◆ **Exercise**
Identify each line holding the string "with" and copy it.

◆ **Stored records**
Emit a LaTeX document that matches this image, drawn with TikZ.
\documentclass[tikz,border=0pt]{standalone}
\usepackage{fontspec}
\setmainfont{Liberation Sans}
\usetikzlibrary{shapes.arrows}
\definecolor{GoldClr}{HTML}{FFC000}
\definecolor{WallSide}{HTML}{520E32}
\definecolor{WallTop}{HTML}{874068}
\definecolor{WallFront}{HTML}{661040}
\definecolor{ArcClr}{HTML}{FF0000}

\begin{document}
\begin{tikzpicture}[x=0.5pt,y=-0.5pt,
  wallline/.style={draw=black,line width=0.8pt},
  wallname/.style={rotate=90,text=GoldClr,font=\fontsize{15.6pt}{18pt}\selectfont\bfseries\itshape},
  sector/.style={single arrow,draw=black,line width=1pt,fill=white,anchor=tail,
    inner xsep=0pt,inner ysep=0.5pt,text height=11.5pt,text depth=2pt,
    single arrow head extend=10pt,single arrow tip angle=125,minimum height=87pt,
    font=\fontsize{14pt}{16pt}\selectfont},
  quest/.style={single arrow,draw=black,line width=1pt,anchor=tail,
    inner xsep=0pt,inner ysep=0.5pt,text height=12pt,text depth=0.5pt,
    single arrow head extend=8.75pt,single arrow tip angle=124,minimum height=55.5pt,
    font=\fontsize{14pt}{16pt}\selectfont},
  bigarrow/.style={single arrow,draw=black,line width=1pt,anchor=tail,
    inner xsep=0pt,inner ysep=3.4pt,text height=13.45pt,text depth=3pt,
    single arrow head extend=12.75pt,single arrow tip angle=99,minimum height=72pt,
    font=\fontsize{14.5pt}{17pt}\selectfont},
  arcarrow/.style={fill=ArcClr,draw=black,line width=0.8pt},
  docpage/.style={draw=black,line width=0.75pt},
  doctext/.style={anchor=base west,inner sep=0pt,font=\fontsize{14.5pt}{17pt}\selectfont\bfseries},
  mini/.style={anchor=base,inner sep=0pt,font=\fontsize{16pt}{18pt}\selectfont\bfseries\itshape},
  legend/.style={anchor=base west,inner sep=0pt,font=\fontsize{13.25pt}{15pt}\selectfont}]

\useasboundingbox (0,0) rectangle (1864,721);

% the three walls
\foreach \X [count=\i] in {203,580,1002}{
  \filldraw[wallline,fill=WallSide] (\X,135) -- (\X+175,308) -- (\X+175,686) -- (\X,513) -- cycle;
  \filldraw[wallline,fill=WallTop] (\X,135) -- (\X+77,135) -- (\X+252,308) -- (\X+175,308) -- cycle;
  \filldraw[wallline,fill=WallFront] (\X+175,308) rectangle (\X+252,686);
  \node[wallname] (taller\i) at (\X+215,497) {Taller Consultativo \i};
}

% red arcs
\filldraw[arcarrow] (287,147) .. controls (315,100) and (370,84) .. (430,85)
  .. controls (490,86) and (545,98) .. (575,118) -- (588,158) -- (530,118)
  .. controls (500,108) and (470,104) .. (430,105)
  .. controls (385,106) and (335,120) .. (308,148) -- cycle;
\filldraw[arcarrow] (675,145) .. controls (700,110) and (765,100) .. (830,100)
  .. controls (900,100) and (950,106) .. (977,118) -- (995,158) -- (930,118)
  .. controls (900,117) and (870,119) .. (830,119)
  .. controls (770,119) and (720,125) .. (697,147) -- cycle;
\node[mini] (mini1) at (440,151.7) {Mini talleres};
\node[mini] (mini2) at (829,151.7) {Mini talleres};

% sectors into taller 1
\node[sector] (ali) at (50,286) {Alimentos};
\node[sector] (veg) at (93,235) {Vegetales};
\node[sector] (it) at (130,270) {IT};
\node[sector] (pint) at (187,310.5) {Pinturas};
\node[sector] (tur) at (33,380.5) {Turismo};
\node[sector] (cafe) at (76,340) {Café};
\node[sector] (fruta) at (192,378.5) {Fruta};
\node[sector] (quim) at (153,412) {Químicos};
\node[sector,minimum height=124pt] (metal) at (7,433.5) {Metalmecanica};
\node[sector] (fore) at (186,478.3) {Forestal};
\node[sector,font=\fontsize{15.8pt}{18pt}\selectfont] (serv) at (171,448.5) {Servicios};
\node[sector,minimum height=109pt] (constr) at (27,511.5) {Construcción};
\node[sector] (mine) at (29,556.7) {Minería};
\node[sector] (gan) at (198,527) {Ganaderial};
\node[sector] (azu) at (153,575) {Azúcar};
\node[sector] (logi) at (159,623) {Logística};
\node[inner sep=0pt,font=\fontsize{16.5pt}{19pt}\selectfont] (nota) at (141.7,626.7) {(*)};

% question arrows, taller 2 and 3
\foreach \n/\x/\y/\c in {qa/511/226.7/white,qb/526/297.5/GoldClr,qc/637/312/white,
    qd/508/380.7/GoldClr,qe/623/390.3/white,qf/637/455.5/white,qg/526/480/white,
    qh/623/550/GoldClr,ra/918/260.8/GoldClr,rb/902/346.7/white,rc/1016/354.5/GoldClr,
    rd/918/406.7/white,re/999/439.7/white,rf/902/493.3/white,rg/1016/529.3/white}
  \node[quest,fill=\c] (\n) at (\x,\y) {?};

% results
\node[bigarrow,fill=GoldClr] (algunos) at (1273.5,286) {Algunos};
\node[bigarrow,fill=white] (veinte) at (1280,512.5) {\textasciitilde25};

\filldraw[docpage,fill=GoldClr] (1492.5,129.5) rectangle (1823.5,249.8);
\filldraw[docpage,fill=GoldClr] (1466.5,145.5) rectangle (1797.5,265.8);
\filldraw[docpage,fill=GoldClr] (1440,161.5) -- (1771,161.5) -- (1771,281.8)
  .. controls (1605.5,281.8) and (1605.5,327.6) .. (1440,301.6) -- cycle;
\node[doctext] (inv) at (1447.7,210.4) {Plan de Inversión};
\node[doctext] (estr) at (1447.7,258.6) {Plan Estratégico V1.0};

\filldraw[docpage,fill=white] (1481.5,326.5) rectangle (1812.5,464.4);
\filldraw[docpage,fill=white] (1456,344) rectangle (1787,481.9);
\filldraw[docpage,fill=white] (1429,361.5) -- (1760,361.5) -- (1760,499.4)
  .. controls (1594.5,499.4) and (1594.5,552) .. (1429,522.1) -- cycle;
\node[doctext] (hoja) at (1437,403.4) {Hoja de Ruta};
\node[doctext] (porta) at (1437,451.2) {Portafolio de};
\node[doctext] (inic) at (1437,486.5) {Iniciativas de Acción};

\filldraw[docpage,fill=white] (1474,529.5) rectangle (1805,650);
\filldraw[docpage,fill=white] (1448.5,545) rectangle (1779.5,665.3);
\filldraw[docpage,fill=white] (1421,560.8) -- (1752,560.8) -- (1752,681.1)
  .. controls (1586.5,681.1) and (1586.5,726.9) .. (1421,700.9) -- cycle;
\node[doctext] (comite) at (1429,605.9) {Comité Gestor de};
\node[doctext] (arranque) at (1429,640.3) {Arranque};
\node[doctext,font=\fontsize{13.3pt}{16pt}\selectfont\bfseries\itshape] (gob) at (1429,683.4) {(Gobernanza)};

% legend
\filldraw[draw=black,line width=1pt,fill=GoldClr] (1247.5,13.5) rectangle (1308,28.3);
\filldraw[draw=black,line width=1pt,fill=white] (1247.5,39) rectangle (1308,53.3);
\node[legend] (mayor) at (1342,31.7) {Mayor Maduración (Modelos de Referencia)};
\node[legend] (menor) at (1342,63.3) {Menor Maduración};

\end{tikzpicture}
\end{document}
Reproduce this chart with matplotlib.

◆ **Exercise answer**
Emit a LaTeX document that matches this image, drawn with TikZ.
Reproduce this chart with matplotlib.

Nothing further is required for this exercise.